This was the first thing I thought of when I saw 'hanging on the props"
I know it's a warbird pilot, but he's referencing his father's combat experience. I'll find it from a combat 38 driver too, but this is the one I thought of first.
Qouting from the Jeff Ethell article in Flight Magazine, August 1997
"At 100 mph I could hang the P38 on it's props, feet on the floor and gently move the rudder slide side to side."
Also from the same article, talking about his father Erv Ethell, who flew combat in 38Fs in the MTO with the 14th FG and who was also a P38 instructor afterwards.

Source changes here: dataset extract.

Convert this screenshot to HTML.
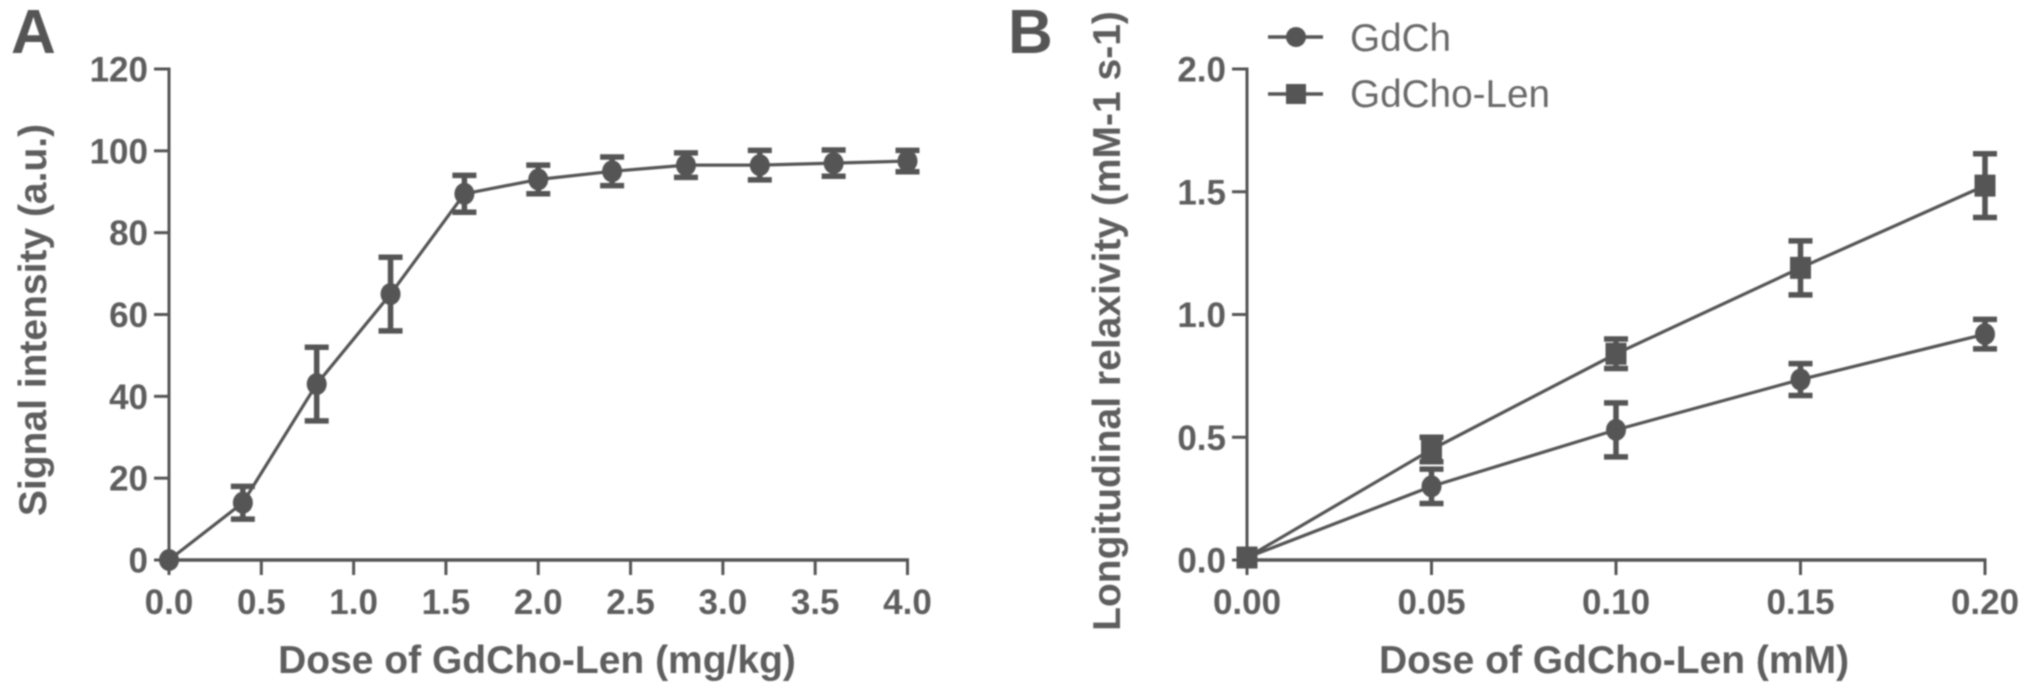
<!DOCTYPE html>
<html lang="en">
<head>
<meta charset="utf-8">
<title>Signal intensity and longitudinal relaxivity charts</title>
<style>
html,body{margin:0;padding:0;background:#fff;width:2031px;height:694px;overflow:hidden}
svg{display:block;filter:blur(0.8px)}
text{font-family:"Liberation Sans",sans-serif;fill:#5e5e5e}
.tick{font-size:35px;font-weight:bold}
.title{font-size:39px;font-weight:bold}
.legend{font-size:38.7px;fill:#6a6a6a}
.panel{font-size:62px;font-weight:bold;fill:#555}
</style>
</head>
<body>
<svg id="chart" width="2031" height="694" viewBox="0 0 2031 694" xmlns="http://www.w3.org/2000/svg">
  <text class="panel" x="11" y="53">A</text>
  <text class="panel" x="1008" y="53">B</text>
  <text class="title" x="537" y="673" text-anchor="middle">Dose of GdCho-Len (mg/kg)</text>
  <text class="title" transform="translate(46 320) rotate(-90)" text-anchor="middle">Signal intensity (a.u.)</text>
  <text class="title" x="1614" y="673" text-anchor="middle">Dose of GdCho-Len (mM)</text>
  <text class="title" transform="translate(1120 321) rotate(-90)" text-anchor="middle">Longitudinal relaxivity (mM-1 s-1)</text>
  <g>
    <g>
      <line x1="1268" y1="37" x2="1323" y2="37" stroke="#555" stroke-width="3.5"/>
      <circle cx="1296" cy="37" r="10" fill="#555"/>
      <text class="legend" x="1350" y="51">GdCh</text>
    </g>
    <g>
      <line x1="1268" y1="94" x2="1323" y2="94" stroke="#555" stroke-width="3.5"/>
      <rect x="1286" y="84" width="20" height="20" fill="#555"/>
      <text class="legend" x="1350" y="107">GdCho-Len</text>
    </g>
  </g>
</svg>
<script>
// Panel A data
const aDose = [0, 0.4, 0.8, 1.2, 1.6, 2.0, 2.4, 2.8, 3.2, 3.6, 4.0];
const aSignal = [0, 14, 43, 65, 89.5, 93, 95, 96.5, 96.5, 97, 97.5];
const aSignalError = [0, 4, 9, 9, 4.5, 3.5, 3.5, 3, 3.6, 3.2, 2.6];
const aXTicks = [0, 0.5, 1, 1.5, 2, 2.5, 3, 3.5, 4];
const aYTicks = [0, 20, 40, 60, 80, 100, 120];
// Panel B data
const bDose = [0, 0.05, 0.10, 0.15, 0.20];
const bGdCh = [0.01, 0.30, 0.53, 0.735, 0.92];
const bGdChError = [0, 0.07, 0.11, 0.065, 0.06];
const bGdChoLen = [0.01, 0.45, 0.84, 1.19, 1.525];
const bGdChoLenError = [0, 0.05, 0.06, 0.11, 0.13];
const bXTicks = [0, 0.05, 0.10, 0.15, 0.20];
const bYTicks = [0, 0.5, 1.0, 1.5, 2.0];

const svg = document.getElementById('chart');
const NS = 'http://www.w3.org/2000/svg';
const INK = '#555';

function make(tag, attrs, parent) {
  const el = document.createElementNS(NS, tag);
  for (const k in attrs) el.setAttribute(k, attrs[k]);
  parent.appendChild(el);
  return el;
}
function scale(d0, d1, r0, r1) {
  return v => r0 + (v - d0) / (d1 - d0) * (r1 - r0);
}

function drawAxes(prefix, x, y, xTicks, yTicks, xDigits, yDigits) {
  const g = make('g', {}, svg);
  
  
  const xs = xTicks.map(x), ys = yTicks.map(y);
  const yAxis = make('line', {x1: xs[0], x2: xs[0], y1: Math.min(...ys) - 1.5, y2: Math.max(...ys), stroke: INK, 'stroke-width': 3}, g);
  
  
  const xAxis = make('line', {x1: xs[0], x2: Math.max(...xs) + 1.5, y1: y(yTicks[0]), y2: y(yTicks[0]), stroke: INK, 'stroke-width': 3.5}, g);
  
  
  xTicks.forEach(t => {
    const tick = make('line', {x1: x(t), x2: x(t), y1: y(yTicks[0]), y2: y(yTicks[0]) + 15, stroke: INK, 'stroke-width': 3}, g);
    
    
    const label = make('text', {class: 'tick', x: x(t), y: 614, 'text-anchor': 'middle'}, g);
    
    
    label.textContent = t.toFixed(xDigits);
  });
  yTicks.forEach(t => {
    const tick = make('line', {x1: x(xTicks[0]) - 15, x2: x(xTicks[0]), y1: y(t), y2: y(t), stroke: INK, 'stroke-width': 3}, g);
    
    
    const label = make('text', {class: 'tick', x: x(xTicks[0]) - 21, y: y(t) + 12.5, 'text-anchor': 'end'}, g);
    
    
    label.textContent = t.toFixed(yDigits);
  });
}

function drawSeries(name, x, y, xVals, yVals, errVals, marker) {
  const g = make('g', {}, svg);
  
  
  const pts = xVals.map((v, i) => x(v) + ',' + y(yVals[i])).join(' ');
  const line = make('polyline', {points: pts, fill: 'none', stroke: INK, 'stroke-width': 3.2}, g);
  
  
  xVals.forEach((v, i) => {
    const cx = x(v), cy = y(yVals[i]), hi = y(yVals[i] + errVals[i]), lo = y(yVals[i] - errVals[i]);
    if (errVals[i] > 0) {
      const d = 'M' + cx + ' ' + hi + 'V' + lo + 'M' + (cx - 12) + ' ' + hi + 'H' + (cx + 12) + 'M' + (cx - 12) + ' ' + lo + 'H' + (cx + 12);
      const err = make('path', {d: d, fill: 'none', stroke: INK, 'stroke-width': 5.5}, g);
      
      
    }
    let mark;
    if (marker === 'square') {
      mark = make('rect', {x: cx - 10.5, y: cy - 11, width: 21, height: 22, fill: INK}, g);
    } else {
      mark = make('ellipse', {cx: cx, cy: cy, rx: 10, ry: 11, fill: INK}, g);
    }
    
    
  });
}

const ax = scale(0, 4, 169, 907.5);
const ay = scale(0, 120, 560, 69);
const bx = scale(0, 0.2, 1247, 1985);
const by = scale(0, 2, 560, 69);

drawAxes('a', ax, ay, aXTicks, aYTicks, 1, 0);
drawSeries('a-signal', ax, ay, aDose, aSignal, aSignalError, 'circle');
drawAxes('b', bx, by, bXTicks, bYTicks, 2, 1);
drawSeries('b-gdch', bx, by, bDose, bGdCh, bGdChError, 'circle');
drawSeries('b-gdcho-len', bx, by, bDose, bGdChoLen, bGdChoLenError, 'square');
</script>
</body>
</html>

"Without much thought. I was entering his (Erv Ethell's) preferred combat maneuver; power up, I pictured a 109 on my tail and began and increasingly steep right handed climbing turn. In turning and twisting with 109s and 190s, Dad never got a bullet hole in his P38F "Tangerine". As the speed dropped below 150mph,I flipped the flap handle to the maneuver stop (which can be used up to 250mph) amd tightened the turn. At this point, the 109 pilot, at full power with the right rudder all the way down, would have snap rolled into a vicious stall if he had chosen to follow. I pulled the power back on the inside (right engine), pushed the power up on the outside (left) engine, shoved right rudder pedal, and the Lightning smoothly swapped ends. Not only did it turn on a dime, but it rotated around it's central axis as if spinning on a pole running through the top of the canopy and out the bottom of the cockpit. The maneuver was absolutely comfortable with no heavy G loading. I threw the flap lever back to full up, evened the throttles and heading down going through 300mph in less time then it tals to tell it. The 109 would have been a sitting duck."